The survey identified the most common embellishments on resumes were:
- Embellished responsibilities (38 percent)
- Skill set (18 percent)
- Dates of employment (12 percent)
- Academic degree (10 percent)
- Companies worked for (7 percent)
- Job title (5 percent)
CareerBuilder.com went on and asked hiring managers to share the most memorable or outrageous lies they came across on resumes. Examples include:
1) Claimed to be a member of the Kennedy family
Why in the world would you claim to be a member of that family? Unless, you were trying to get into politics, wanted to die at a young age or were attempting to work in Boston at the Boston Brewing Company for all of the FREE Samuel Adams !
2) Invented a school that did not exist.
Because claiming you went to the community college in town was not prestigious enough.

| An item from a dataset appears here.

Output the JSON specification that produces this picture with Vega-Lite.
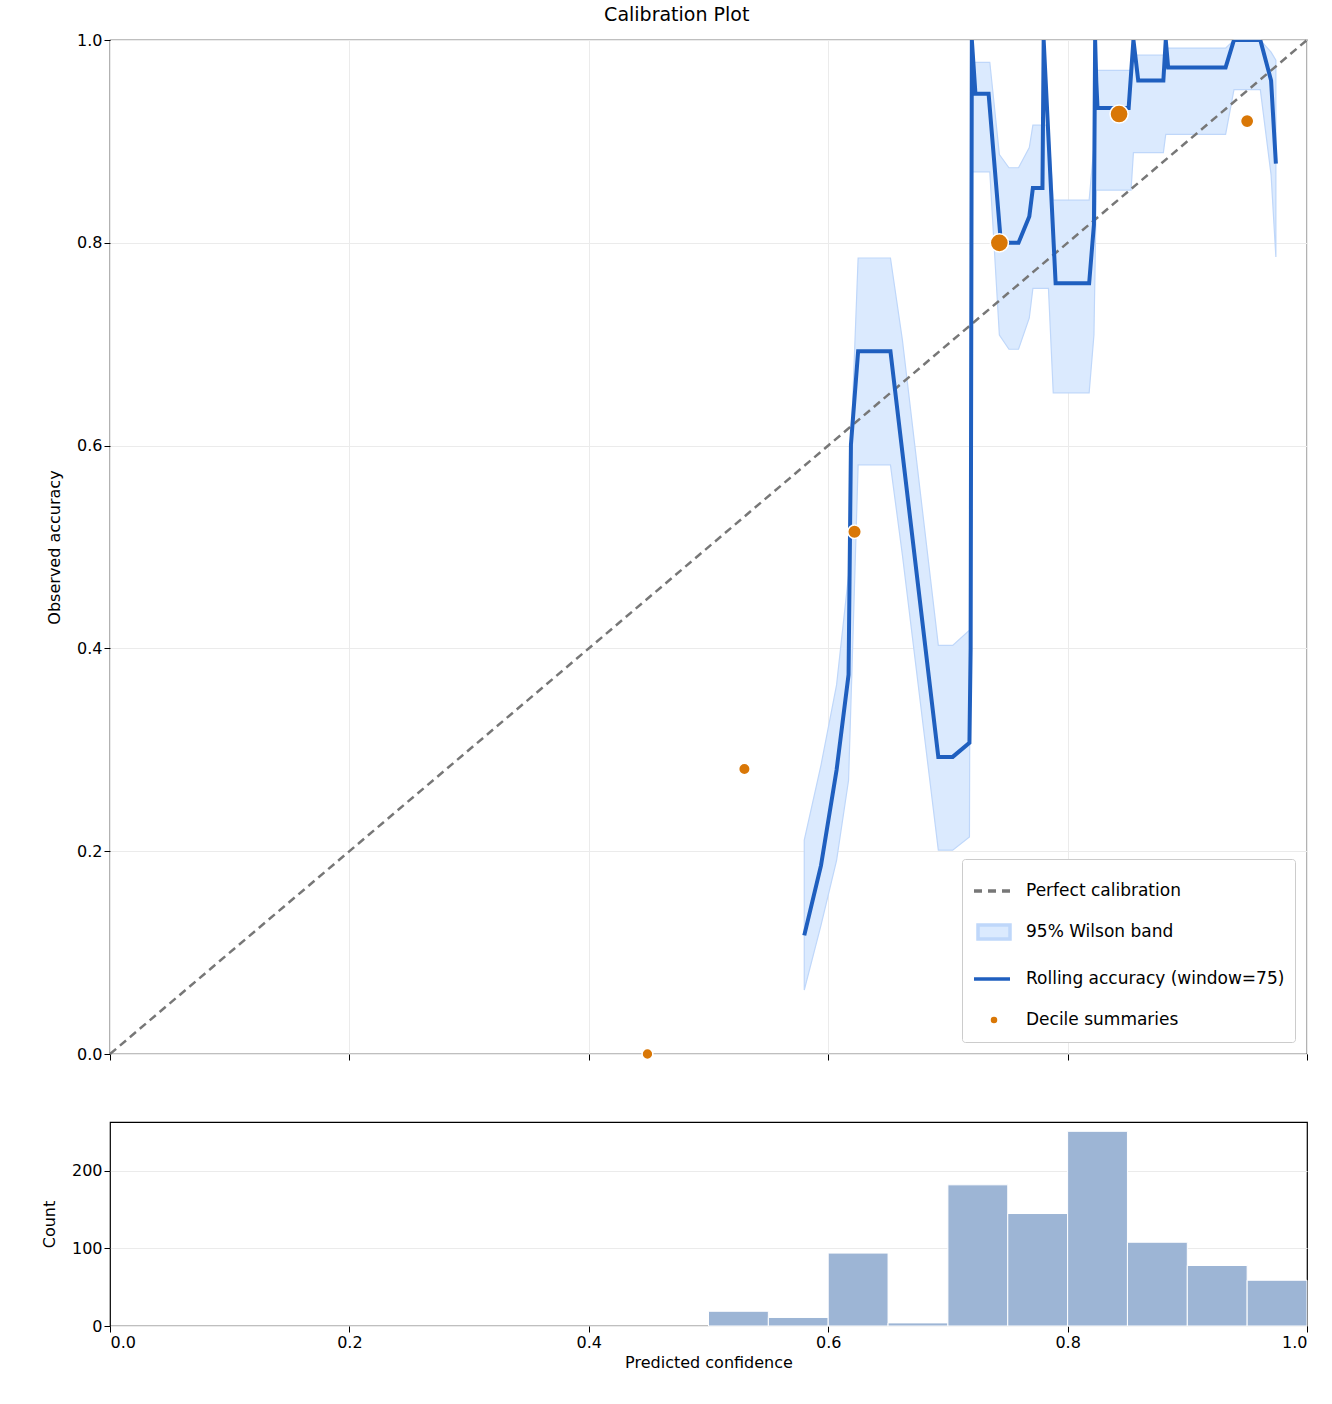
{
  "$schema": "https://vega.github.io/schema/vega-lite/v6.json",
  "title": {"text": "Calibration Plot", "fontSize": 19, "fontWeight": "normal", "font": "DejaVu Sans", "offset": 6, "anchor": "middle"},
  "padding": {"left": 40, "top": 6, "right": 5, "bottom": 0},
  "config": {
    "font": "DejaVu Sans",
    "view": {"stroke": "black", "strokeWidth": 1.2},
    "axis": {"labelFontSize": 16, "titleFontSize": 16, "titleFontWeight": "normal", "labelColor": "black", "titleColor": "black", "tickColor": "black", "domain": false, "gridColor": "#ebebeb", "tickSize": 6}
  },
  "spacing": 57,
  "resolve": {"legend": {"shape": "independent", "fill": "independent", "stroke": "independent", "size": "independent"}},
  "datasets": {
    "line": [
      {"i": 1, "x": 0.580, "y": 0.117}, {"i": 2, "x": 0.594, "y": 0.186}, {"i": 3, "x": 0.607, "y": 0.280},
      {"i": 4, "x": 0.617, "y": 0.374}, {"i": 5, "x": 0.619, "y": 0.601}, {"i": 6, "x": 0.625, "y": 0.693},
      {"i": 7, "x": 0.652, "y": 0.693}, {"i": 8, "x": 0.692, "y": 0.293}, {"i": 9, "x": 0.704, "y": 0.293},
      {"i": 10, "x": 0.718, "y": 0.307}, {"i": 11, "x": 0.719, "y": 0.40}, {"i": 12, "x": 0.720, "y": 1.0},
      {"i": 13, "x": 0.723, "y": 0.947}, {"i": 14, "x": 0.734, "y": 0.947}, {"i": 15, "x": 0.744, "y": 0.804},
      {"i": 16, "x": 0.751, "y": 0.800}, {"i": 17, "x": 0.759, "y": 0.800}, {"i": 18, "x": 0.768, "y": 0.826},
      {"i": 19, "x": 0.771, "y": 0.854}, {"i": 20, "x": 0.779, "y": 0.854}, {"i": 21, "x": 0.780, "y": 1.0},
      {"i": 22, "x": 0.790, "y": 0.760}, {"i": 23, "x": 0.818, "y": 0.760}, {"i": 24, "x": 0.822, "y": 0.818},
      {"i": 25, "x": 0.823, "y": 1.0}, {"i": 26, "x": 0.824, "y": 0.958}, {"i": 27, "x": 0.825, "y": 0.933},
      {"i": 28, "x": 0.851, "y": 0.933}, {"i": 29, "x": 0.855, "y": 1.0}, {"i": 30, "x": 0.859, "y": 0.960},
      {"i": 31, "x": 0.880, "y": 0.960}, {"i": 32, "x": 0.882, "y": 1.0}, {"i": 33, "x": 0.884, "y": 0.973},
      {"i": 34, "x": 0.932, "y": 0.973}, {"i": 35, "x": 0.939, "y": 1.0}, {"i": 36, "x": 0.961, "y": 1.0},
      {"i": 37, "x": 0.970, "y": 0.960}, {"i": 38, "x": 0.974, "y": 0.878}
    ],
    "band": [
      {"x": 0.580, "lo": 0.063, "hi": 0.211}, {"x": 0.594, "lo": 0.127, "hi": 0.285},
      {"x": 0.607, "lo": 0.191, "hi": 0.364}, {"x": 0.617, "lo": 0.270, "hi": 0.472},
      {"x": 0.620, "lo": 0.384, "hi": 0.630}, {"x": 0.625, "lo": 0.581, "hi": 0.785},
      {"x": 0.652, "lo": 0.581, "hi": 0.785}, {"x": 0.662, "lo": 0.492, "hi": 0.704},
      {"x": 0.692, "lo": 0.201, "hi": 0.403}, {"x": 0.704, "lo": 0.201, "hi": 0.403},
      {"x": 0.718, "lo": 0.214, "hi": 0.418}, {"x": 0.7195, "lo": 0.870, "hi": 0.978},
      {"x": 0.735, "lo": 0.870, "hi": 0.978}, {"x": 0.743, "lo": 0.709, "hi": 0.887},
      {"x": 0.751, "lo": 0.695, "hi": 0.874}, {"x": 0.759, "lo": 0.695, "hi": 0.874},
      {"x": 0.768, "lo": 0.726, "hi": 0.894}, {"x": 0.771, "lo": 0.755, "hi": 0.916},
      {"x": 0.784, "lo": 0.755, "hi": 0.916}, {"x": 0.788, "lo": 0.652, "hi": 0.842},
      {"x": 0.818, "lo": 0.652, "hi": 0.842}, {"x": 0.822, "lo": 0.709, "hi": 0.896},
      {"x": 0.824, "lo": 0.852, "hi": 0.970}, {"x": 0.853, "lo": 0.852, "hi": 0.970},
      {"x": 0.855, "lo": 0.889, "hi": 0.985}, {"x": 0.880, "lo": 0.889, "hi": 0.985},
      {"x": 0.882, "lo": 0.907, "hi": 0.992}, {"x": 0.932, "lo": 0.907, "hi": 0.992},
      {"x": 0.939, "lo": 0.951, "hi": 1.0}, {"x": 0.961, "lo": 0.951, "hi": 1.0},
      {"x": 0.970, "lo": 0.867, "hi": 0.988}, {"x": 0.974, "lo": 0.786, "hi": 0.980}
    ],
    "deciles": [
      {"x": 0.449, "y": 0.0, "n": 10}, {"x": 0.530, "y": 0.281, "n": 30},
      {"x": 0.622, "y": 0.515, "n": 100}, {"x": 0.743, "y": 0.800, "n": 300},
      {"x": 0.843, "y": 0.927, "n": 300}, {"x": 0.950, "y": 0.920, "n": 90}
    ],
    "diag": [{"x": 0, "y": 0}, {"x": 1, "y": 1}],
    "legend": [
      {"s": "Perfect calibration"}, {"s": "95% Wilson band"},
      {"s": "Rolling accuracy (window=75)"}, {"s": "Decile summaries"}
    ],
    "hist": [
      {"b0": 0.50, "b1": 0.55, "c": 19}, {"b0": 0.55, "b1": 0.60, "c": 11},
      {"b0": 0.60, "b1": 0.65, "c": 94}, {"b0": 0.65, "b1": 0.70, "c": 4},
      {"b0": 0.70, "b1": 0.75, "c": 182}, {"b0": 0.75, "b1": 0.80, "c": 145},
      {"b0": 0.80, "b1": 0.85, "c": 251}, {"b0": 0.85, "b1": 0.90, "c": 108},
      {"b0": 0.90, "b1": 0.95, "c": 78}, {"b0": 0.95, "b1": 1.00, "c": 59}
    ]
  },
  "vconcat": [
    {
      "width": 1197,
      "height": 1014,
      "layer": [
        {
          "data": {"name": "band"},
          "mark": {"type": "area", "color": "#dbeafe", "stroke": "#bfd7fa", "strokeWidth": 1.2},
          "encoding": {
            "x": {"field": "x", "type": "quantitative", "scale": {"domain": [0, 1]},
                  "axis": {"labels": false, "title": null, "values": [0, 0.2, 0.4, 0.6, 0.8, 1.0]}},
            "y": {"field": "lo", "type": "quantitative", "scale": {"domain": [0, 1]},
                  "axis": {"title": "Observed accuracy", "format": ".1f", "values": [0, 0.2, 0.4, 0.6, 0.8, 1.0], "titlePadding": 14}},
            "y2": {"field": "hi"}
          }
        },
        {
          "data": {"name": "diag"},
          "mark": {"type": "line", "color": "#777777", "strokeWidth": 2.5, "strokeDash": [8, 5]},
          "encoding": {"x": {"field": "x", "type": "quantitative"}, "y": {"field": "y", "type": "quantitative"}}
        },
        {
          "data": {"name": "line"},
          "mark": {"type": "line", "color": "#1f5fbf", "strokeWidth": 4, "clip": true},
          "encoding": {
            "x": {"field": "x", "type": "quantitative"},
            "y": {"field": "y", "type": "quantitative"},
            "order": {"field": "i"}
          }
        },
        {
          "data": {"name": "deciles"},
          "mark": {"type": "circle", "color": "#d97706", "opacity": 1, "stroke": "white", "strokeWidth": 1.5},
          "encoding": {
            "x": {"field": "x", "type": "quantitative"},
            "y": {"field": "y", "type": "quantitative"},
            "size": {"field": "n", "type": "quantitative", "scale": {"range": [110, 330]}, "legend": null}
          }
        },
        {
          "data": {"name": "legend"},
          "transform": [{"filter": "false"}],
          "mark": {"type": "point", "filled": false, "opacity": 1},
          "encoding": {
            "x": {"datum": 0.5, "type": "quantitative"},
            "y": {"datum": 0.5, "type": "quantitative"},
            "shape": {"field": "s", "type": "nominal",
              "scale": {"domain": ["Perfect calibration", "95% Wilson band", "Rolling accuracy (window=75)", "Decile summaries"],
                        "range": ["M-1,0H-0.6M-0.3,0H0.1M0.4,0H0.8", "M-0.8,-0.35H0.8V0.35H-0.8Z", "M-1,0H0.8", "M-0.25,0A0.25,0.25 0 1,0 0.25,0A0.25,0.25 0 1,0 -0.25,0"]},
              "legend": {"title": null, "orient": "bottom-right", "labelFontSize": 17, "symbolSize": 1600,
                         "symbolStrokeWidth": 3.5, "rowPadding": 11, "padding": 10, "offset": 12, "labelOffset": 10,
                         "fillColor": "white", "strokeColor": "#cccccc", "cornerRadius": 3, "labelLimit": 400, "labelColor": "black"}},
            "stroke": {"field": "s", "type": "nominal",
              "scale": {"domain": ["Perfect calibration", "95% Wilson band", "Rolling accuracy (window=75)", "Decile summaries"],
                        "range": ["#777777", "#bfd7fa", "#1f5fbf", "#ffffff"]}},
            "fill": {"field": "s", "type": "nominal",
              "scale": {"domain": ["Perfect calibration", "95% Wilson band", "Rolling accuracy (window=75)", "Decile summaries"],
                        "range": ["transparent", "#dbeafe", "transparent", "#d97706"]}}
          }
        }
      ]
    },
    {
      "width": 1197,
      "height": 204,
      "data": {"name": "hist"},
      "mark": {"type": "rect", "color": "#9db5d5", "stroke": "white", "strokeWidth": 1},
      "encoding": {
        "x": {"field": "b0", "type": "quantitative", "scale": {"domain": [0, 1]},
              "axis": {"title": "Predicted confidence", "format": ".1f", "values": [0, 0.2, 0.4, 0.6, 0.8, 1.0], "grid": false}},
        "x2": {"field": "b1"},
        "y": {"field": "c", "type": "quantitative", "scale": {"domain": [0, 263], "nice": false},
              "axis": {"title": "Count", "values": [0, 100, 200], "titlePadding": 14}},
        "y2": {"datum": 0}
      }
    }
  ]
}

He/she was really freakin' ugly or fat.
4) Claimed to be a member of Mensa
Didn't feel like they were a big enough of a geek, wanted more pressure.
5) Claimed to have worked for the hiring manager before, but never had.
The old adage, it's not what you know, but who you know.....
6) Claimed to be the CEO of a company when the candidate was an hourly
employee
WTF, this person really thought very highly of themself or they really were the CEO of themself. This is really taking Tom Peters' "Brand You" or "Free Agent" concept to a whole new level.
7) Listed military experience dating back to before he was born
It was really a previous life, he help conquer Rome back in the day
8) Included samples of work, which the interviewer actually did.
Those who can do apparently interview and those who can't steal shamelessly (and get caught)
9) Claimed to be Hispanic when he was 100 percent Caucasian
Why? because of affirmative action quotas
10) Claimed to have been a professional baseball player
Well, who the hell knows about this one. Isn't professional baseball player an oxymoron anyway?
As long as we have resumes and applications, we will have applicants trying to fool the hiring managers because they want jobs. Hiring managers, need to work closely with their HR partners to catch these lies through the interview process and appropriate reference checking.
If the hiring managers don't ask for help, caveat emptor !!!!